How We Approach This at Plavno

At Plavno, we treat world models as a component of a broader computer vision and simulation stack, not a magic wand. We prioritize the “sanity layer”—the infrastructure that validates the AI's output against physical laws. When we build these systems, we don't just optimize for visual fidelity; we optimize for geometric integrity.

We focus heavily on the integration layer. We build custom APIs that sit between the world model and the downstream application (whether it’s a mobile app or a robotics controller). This layer handles the conversion of latent space representations into standard 3D formats that engineering teams actually use. We also implement strict versioning for these models. Because a world model trained on version 1.0 of a dataset might generate different physics than version 1.1, we ensure that production environments are pinned to specific model hashes to maintain consistency in simulations. Our approach to custom software development ensures that these exotic AI capabilities are wrapped in reliable, maintainable software that fits into your existing CI/CD pipelines.

We also embed compliance with digital transformation initiatives, guaranteeing that AI‑driven spatial pipelines align with broader enterprise modernization goals.

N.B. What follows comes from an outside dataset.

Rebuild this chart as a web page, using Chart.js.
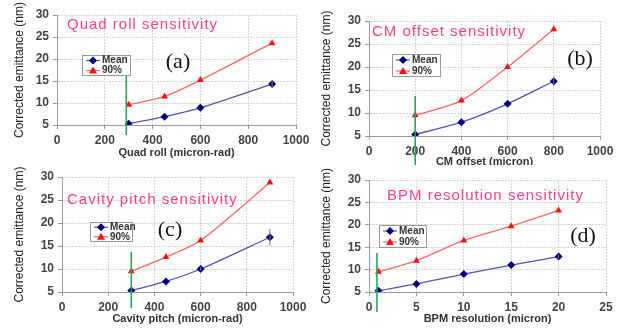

What to Do If You’re Evaluating This Now

Define the Output Format: Before you choose a vendor, decide what you need to do with the output. Do you need a mesh for Unity? A point cloud for navigation? A BIM file for construction? Choose a model that outputs natively to your required format to avoid expensive conversion steps.
Budget for Latency: Do not expect real‑time generation in your first iteration. Design your UX to handle asynchronous generation. Use loading states and background processing rather than blocking the UI.
Test for Physics Consistency: In your evaluation, run automated tests on the generated geometry. Check for inverted normals, non‑manifold edges, and scale consistency. A model that looks pretty but fails these checks is useless for engineering applications.
Consider Hybrid Approaches: Don't rely on the world model for everything. Use traditional geometry processing for rigid structures (walls, floors) and use the generative model only for organic or variable elements (furniture, terrain). This reduces cost and increases reliability.

Conclusion

The funding and hype around world models mark the transition from AI as a “chat interface” to AI as a “simulation engine.” For technical leaders, the opportunity is not in generating pretty pictures, but in building systems that can understand, predict, and interact with the physical world. The companies that win here will be the ones that treat spatial AI as an engineering discipline—rigorous, validated, and integrated into their core digital transformation strategies. The 3D web is arriving, and it requires a fundamentally new stack.